The Greek prime minister was to hold a rare meeting with Turkish President Recep Tayyip Erdogan on Wednesday, with the two countries seeking to build on a rapprochement forged after this year's deadly earthquake.

"I hope and look forward to building on this positive climate and make some important steps of progress," Prime Minister Kyriakos Mitsotakis said to reporters Tuesday on the sidelines of a NATO summit in Vilnius, Lithuania.

"As I have said many times, we are not condemned to live in a constant climate of tension with Turkey."

The two uneasy NATO neighbours have long feuded over maritime borders and energy exploration rights in disputed parts of the Aegean and eastern Mediterranean.

"We obviously have significant differences," said Mitsotakis. 

"But we can agree...on a roadmap so that we can resolve our most important geopolitical difference, the delimitation of maritime zones, namely exclusive economic zones and the continental shelf in the Aegean and the eastern Mediterranean."

Erdogan had hosted a March 2022 meeting with Mitsotakis in Istanbul, but the relationship rapidly soured in the following months.

The Turkish leader accused Greece of "occupying" Aegean islands, whose status was settled in post-war treaties, and warned that Turkey's armed forces could "come overnight" and "do what is necessary".

At their last encounter in Prague in October, the pair had a verbal spat when Erdogan reportedly said Athens was raising tension in the region with provocative actions.

Erdogan at the time claimed that Mitsotakis had stormed out of the official dinner of an informal European summit. 
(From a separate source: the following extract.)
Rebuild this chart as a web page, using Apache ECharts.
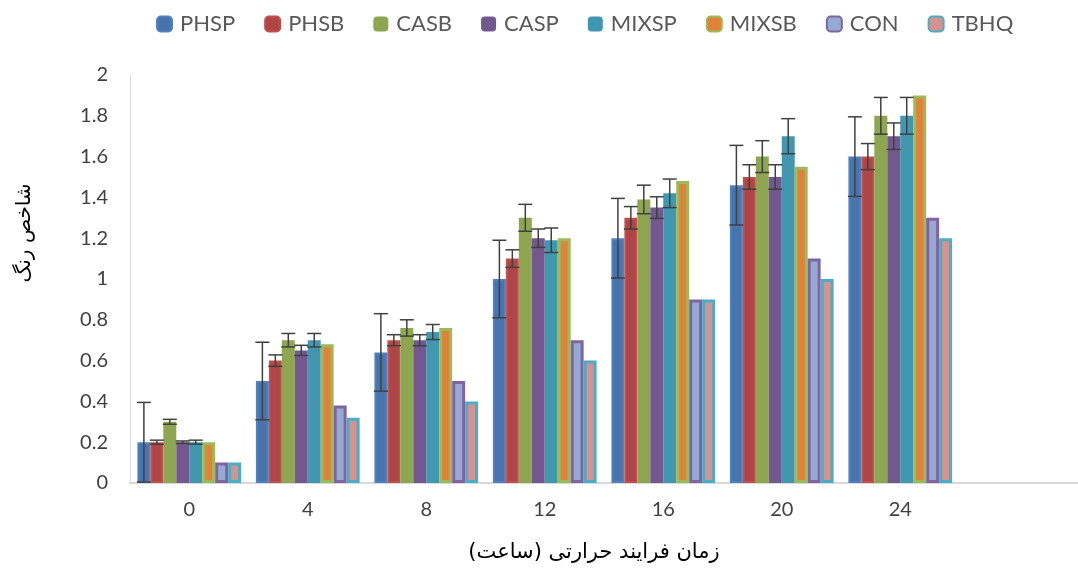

But the rhetoric was toned down in February when Greece sent aid and rescue teams in the wake of a massive earthquake that killed more than 50,000 people.

Greece's then-foreign minister Nikos Dendias was also the first European minister to visit Turkey after the quake.

What is known in the two nations as 'earthquake diplomacy' also came into play in 1999 when two deadly quakes struck Turkey and Greece within a month of each other.

It brought about a thaw in relations just three years after the NATO allies had nearly gone to war over an uninhabited islet in the Aegean Sea.